Отец хотел было пойти со мной, но Семеныч ему не разрешил, и объяснил не очень внятно, сказав что-то вроде "дело тонкое, лишних людей в него лучше не путать".
И мы пошли. Рыбацкая шхуна Семеныча стояла не у главного причала, а у старого туристического, на южной окраине села. Кроме меня и Семеныча, на борту были еще двое его зятьев. Мы погрузились и пошли, сначала прямо в открытое море.
Вы, наверное, заметили, что я часто называю Байкал морем. Конечно, никакое он не море, он даже не соленый. Но все-таки его не только в песне морем называют. У нас в селе все так и говорили - "пошел в море".
Ну так вот. Пошли мы сначала в открытое море, на запад-северо-запад. Шли мы так больше часа, и только когда поровнялись с южной оконечностью Святого Носа, мысом Нижнее Изголовье, Семеныч повернул на север. Вскоре мы приблизились к мористому берегу полуострова и пошли вдоль него, не особенно приближаясь.
Берег у Святого Носа крутой, обрывистый и скалистый. Но все-таки это не такая сплошная скальная стена, как мористый берег Ольхона. В распадках бывают бухточки, где обрыва нету и лес подходит прямо к берегу. А бывают даже и узкие, обычно галечные, пляжики.
Мы шли вдоль берега около часа, когда я увидел впереди, за мыском, что-то странное.
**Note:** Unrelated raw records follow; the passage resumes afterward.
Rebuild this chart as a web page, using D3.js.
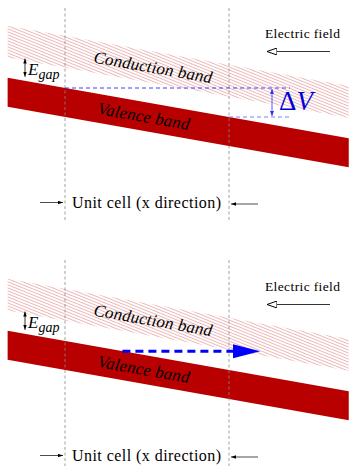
<!DOCTYPE html>
<html>
<head>
<meta charset="utf-8">
<script src="https://cdn.jsdelivr.net/npm/d3@7"></script>
<style>
  body { margin: 0; background: #fff; }
</style>
</head>
<body>
<div id="diagram"></div>
<script>
/* band diagram in a field: two panels, same bands */

// x in unit cells, energy in units of dV (drop across one cell)
const bandSpan = [-0.35, 1.73];
const cellEdges = [0, 1];
const fieldDrop = 1;              // energy drop per unit cell
const valenceEdges = [0, -1.0];   // top, bottom (relative to band tilt)
const conductionEdges = [1.8, 0.7]; // top, bottom
const panels = ["potential", "transport"];
const carrierArrow = [0.35, 1.02]; // bottom panel, cell units
const carrierLevel = -0.35;         // energy of the blue arrow

const width = 349, height = 466, panelStep = 253;
const serif = "'Liberation Serif', 'Times New Roman', Tinos, 'Nimbus Roman', 'DejaVu Serif', serif";

let svg = d3.select("#diagram")
  .append("svg")
  .attr("width", width)
  .attr("height", height)
  .attr("viewBox", [0, 0, width, height])
  .attr("font-family", serif);

let x = d3.scaleLinear().domain([0, 1]).range([65, 229]);
let y = d3.scaleLinear().domain([0, 1]).range([88, 59]);

let defs = svg.append("defs");

/* hatch for conduction band */
defs.append("pattern")
  .attr("id", "hatch")
  .attr("patternUnits", "userSpaceOnUse")
  .attr("width", 10).attr("height", 2.8)
  .attr("patternTransform", "rotate(22)")
  .append("line")
  .attr("x1", 0).attr("x2", 10)
  .attr("y1", 1.4).attr("y2", 1.4)
  .attr("stroke", "#e6999a")
  .attr("stroke-width", 0.7);

function marker(id, color, open, w, h) {
  defs.append("marker")
    .attr("id", id)
    .attr("viewBox", `0 0 ${w} ${h}`)
    .attr("refX", w).attr("refY", h / 2)
    .attr("markerWidth", w).attr("markerHeight", h)
    .attr("markerUnits", "userSpaceOnUse")
    .attr("orient", "auto-start-reverse")
    .append("path")
    .attr("d", `M0,0L${w},${h / 2}L0,${h}Z`)
    .attr("fill", open ? "#fff" : color)
    .attr("stroke", color)
    .attr("stroke-width", open ? 1 : 0);
}
marker("tip", "#000", false, 5, 3.5);
marker("openTip", "#000", true, 10, 7);
marker("blueTip", "#3030ff", false, 5, 4);

const tilt = u => -fieldDrop * u;
const bandPoly = (edges) => {
  let [top, bot] = edges;
  let pts = [
    [bandSpan[0], tilt(bandSpan[0]) + top],
    [bandSpan[1], tilt(bandSpan[1]) + top],
    [bandSpan[1], tilt(bandSpan[1]) + bot],
    [bandSpan[0], tilt(bandSpan[0]) + bot]
  ];
  return pts.map(p => [x(p[0]), y(p[1])]);
};
const angle = Math.atan2(y(-fieldDrop) - y(0), x(1) - x(0)) * 180 / Math.PI;

panels.forEach((kind, i) => {
  let g = svg.append("g").attr("transform", `translate(0,${i * panelStep})`);

  // bands
  g.append("polygon")
    .attr("points", bandPoly(conductionEdges).join(" "))
    .attr("fill", "url(#hatch)");
  g.append("polygon")
    .attr("points", bandPoly(valenceEdges).join(" "))
    .attr("fill", "#b80000");

  // unit cell boundaries
  g.selectAll(".cell")
    .data(cellEdges)
    .join("line")
    .attr("x1", d => x(d)).attr("x2", d => x(d))
    .attr("y1", i ? 7 : 8).attr("y2", i ? 213 : 220)
    .attr("stroke", "#888")
    .attr("stroke-width", 0.8)
    .attr("stroke-dasharray", "3,2.5");

  // band labels
  let labels = [
    { t: "Conduction band", u: 0.537, e: (conductionEdges[0] + conductionEdges[1]) / 2, len: 120, c: "#000" },
    { t: "Valence band", u: 0.48, e: (valenceEdges[0] + valenceEdges[1]) / 2, len: 93, c: "#000" }
  ];
  g.selectAll(".blabel")
    .data(labels)
    .join("text")
    .attr("transform", d => `translate(${x(d.u)},${y(tilt(d.u) + d.e)}) rotate(${angle})`)
    .attr("text-anchor", "middle")
    .attr("dy", "0.33em")
    .attr("textLength", d => d.len)
    .attr("lengthAdjust", "spacing")
    .attr("font-style", "italic")
    .attr("font-size", 17)
    .attr("fill", d => d.c)
    .text(d => d.t);

  // E_gap
  g.append("line")
    .attr("x1", 25).attr("x2", 25)
    .attr("y1", y(tilt(bandSpan[0]) + conductionEdges[1]) + 1)
    .attr("y2", y(tilt(bandSpan[0]) + valenceEdges[0]) - 1)
    .attr("stroke", "#000").attr("stroke-width", 0.8)
    .attr("marker-start", "url(#tip)")
    .attr("marker-end", "url(#tip)");
  let eg = g.append("text")
    .attr("x", 28).attr("y", 75)
    .attr("font-style", "italic")
    .attr("font-size", 17);
  eg.append("tspan").text("E");
  eg.append("tspan").attr("dy", 4).attr("font-size", 14).text("gap");

  // electric field
  g.append("text")
    .attr("x", 265).attr("y", 38)
    .attr("textLength", 75)
    .attr("font-size", 13.5)
    .text("Electric field");
  g.append("line")
    .attr("x1", 330).attr("x2", 267)
    .attr("y1", 51.5).attr("y2", 51.5)
    .attr("stroke", "#000").attr("stroke-width", 0.8)
    .attr("marker-end", "url(#openTip)");

  // unit cell label
  g.append("text")
    .attr("x", 72).attr("y", 208)
    .attr("textLength", 149)
    .attr("font-size", 16)
    .text("Unit cell (x direction)");
  g.append("line")
    .attr("x1", 40).attr("x2", 63)
    .attr("y1", 202.5).attr("y2", 202.5)
    .attr("stroke", "#000").attr("stroke-width", 0.7)
    .attr("marker-end", "url(#tip)");
  g.append("line")
    .attr("x1", 258).attr("x2", 231)
    .attr("y1", 204).attr("y2", 204)
    .attr("stroke", "#000").attr("stroke-width", 0.7)
    .attr("marker-end", "url(#tip)");

  if (kind === "potential") {
    // potential drop across a cell
    let xr = 290, xa = 272;
    g.append("line")
      .attr("x1", x(0)).attr("x2", xr)
      .attr("y1", y(tilt(0))).attr("y2", y(tilt(0)))
      .attr("stroke", "#2a2aff").attr("stroke-width", 0.9)
      .attr("stroke-dasharray", "4,3");
    g.append("line")
      .attr("x1", x(1)).attr("x2", xr)
      .attr("y1", y(tilt(1))).attr("y2", y(tilt(1)))
      .attr("stroke", "#7070ff").attr("stroke-width", 0.9)
      .attr("stroke-dasharray", "4,3");
    g.append("line")
      .attr("x1", xa).attr("x2", xa)
      .attr("y1", y(tilt(0)) + 1).attr("y2", y(tilt(1)) - 1)
      .attr("stroke", "#3030ff").attr("stroke-width", 0.8)
      .attr("marker-start", "url(#blueTip)")
      .attr("marker-end", "url(#blueTip)");
    let dv = g.append("text")
      .attr("x", 279).attr("y", 110)
      .attr("font-size", 27)
      .attr("fill", "#0000dd");
    dv.append("tspan").text("\u0394");
    dv.append("tspan").attr("font-style", "italic").text("V");
  } else {
    // carrier moving along the field direction
    let yc = y(carrierLevel);
    g.append("line")
      .attr("x1", x(carrierArrow[0])).attr("x2", x(1) + 4)
      .attr("y1", yc).attr("y2", yc)
      .attr("stroke", "#0000ff").attr("stroke-width", 3)
      .attr("stroke-dasharray", "8,5");
    g.append("path")
      .attr("d", `M${x(1) + 4},${yc - 7}L${x(carrierArrow[1]) + 28},${yc}L${x(1) + 4},${yc + 7}Z`)
      .attr("fill", "#0000ff");
  }
});
</script>
</body>
</html>
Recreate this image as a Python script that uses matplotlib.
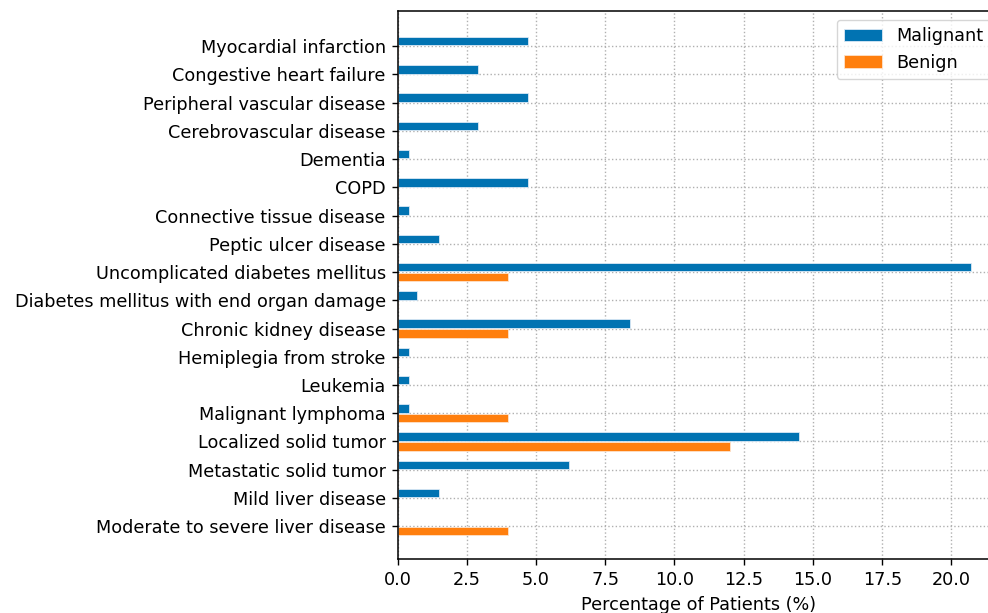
import numpy as np
import matplotlib
matplotlib.use("Agg")
import matplotlib.pyplot as plt

categories = [
    "Myocardial infarction",
    "Congestive heart failure",
    "Peripheral vascular disease",
    "Cerebrovascular disease",
    "Dementia",
    "COPD",
    "Connective tissue disease",
    "Peptic ulcer disease",
    "Uncomplicated diabetes mellitus",
    "Diabetes mellitus with end organ damage",
    "Chronic kidney disease",
    "Hemiplegia from stroke",
    "Leukemia",
    "Malignant lymphoma",
    "Localized solid tumor",
    "Metastatic solid tumor",
    "Mild liver disease",
    "Moderate to severe liver disease",
]
malignant = [4.7, 2.9, 4.7, 2.9, 0.4, 4.7, 0.4, 1.5, 20.7, 0.7,
             8.4, 0.4, 0.4, 0.4, 14.5, 6.2, 1.5, 0.0]
benign = [0, 0, 0, 0, 0, 0, 0, 0, 4.0, 0,
          4.0, 0, 0, 4.0, 12.0, 0, 0, 4.0]

plt.rcParams["font.family"] = "DejaVu Sans"
fs = 12.7

fig = plt.figure(figsize=(9.88, 6.13), dpi=100)
ax = fig.add_axes([397.5 / 988, 1 - 559 / 613, (999.5 - 397.5) / 988, (559 - 11) / 613])

y = np.arange(len(categories))
h = 0.3
off = 0.17
ax.barh(y - off, malignant, height=h, color="#0173b2", edgecolor="#dbe9f5",
        linewidth=0.6, label="Malignant", zorder=2)
ax.barh(y + off, benign, height=h, color="#ff7f0e", edgecolor="#fde3cc",
        linewidth=0.6, label="Benign", zorder=2)

ax.set_yticks(y)
ax.set_yticklabels(categories)
ax.set_ylim(len(categories) - 1 + 1.16, -1.24)
ax.set_xlim(0, 21.735)
ax.set_xticks(np.arange(0, 21, 2.5))
ax.tick_params(labelsize=fs, length=4.3, pad=4.2, width=1.0)
ax.set_xlabel("Percentage of Patients (%)", fontsize=fs, labelpad=5)
ax.grid(True, linestyle=":", color="#b0b0b0", linewidth=1.0, zorder=0)
ax.set_axisbelow(True)
for s in ax.spines.values():
    s.set_linewidth(1.1)
ax.legend(loc="upper right", fontsize=fs, handlelength=2.2)

fig.savefig("out.png", dpi=100)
Сначала я думал, что это корма большого корабля, стоявшего носом к берегу. Но я быстро понял, что таких кораблей на Байкале нет. "Черский" был покрашен в белый цвет, и он был самым большим кораблем на Байкале в то время. А эта штука была черная, и она была больше "Черского". Во всяком случае, по высоте надводного борта.
- Что это? - спросил я.
- Именно это я и хочу выяснить. - ответил Семеныч.
Я почувствовал, что он не хочет продолжать разговор. Мне было очень неловко к нему приставать, поэтому я счел за лучшее делать вид, что не происходит ничего необычного.
Мы приближались, и все большая часть штуки оказывалась на виду. Вскоре стало ясно, что она совсем не похожа на корабль - в смысле, на те корабли, которые плавают по воде. Но мне потребовалось увидеть ее на две трети, чтобы я произнес про себя слова "летающая тарелка". В тот момент она, конечно, была не летающая. Она даже не стояла на воде, как корабль или лодка, а, скорее, лежала на ней. Но мне почему-то сразу показалось очевидным, что эта штука должна была летать.
Наконец, мы обогнули последний мысок, закрывавший от нас бухту, где стояла штука, и я смог разглядеть ее целиком. Штуковина лежала на воде, как мне показалось, почти не погружаясь в нее. Она была чечевицеобразная, около тридцати метров в диаметре по экватору. И она была вся матовая и угольно-черная. Сначала я не мог разглядеть на этой черноте никаких деталей. Лишь когда мы подошли ближе, я увидел у экватора покореженные и оплавленные крепления для каких-то металлических конструкций.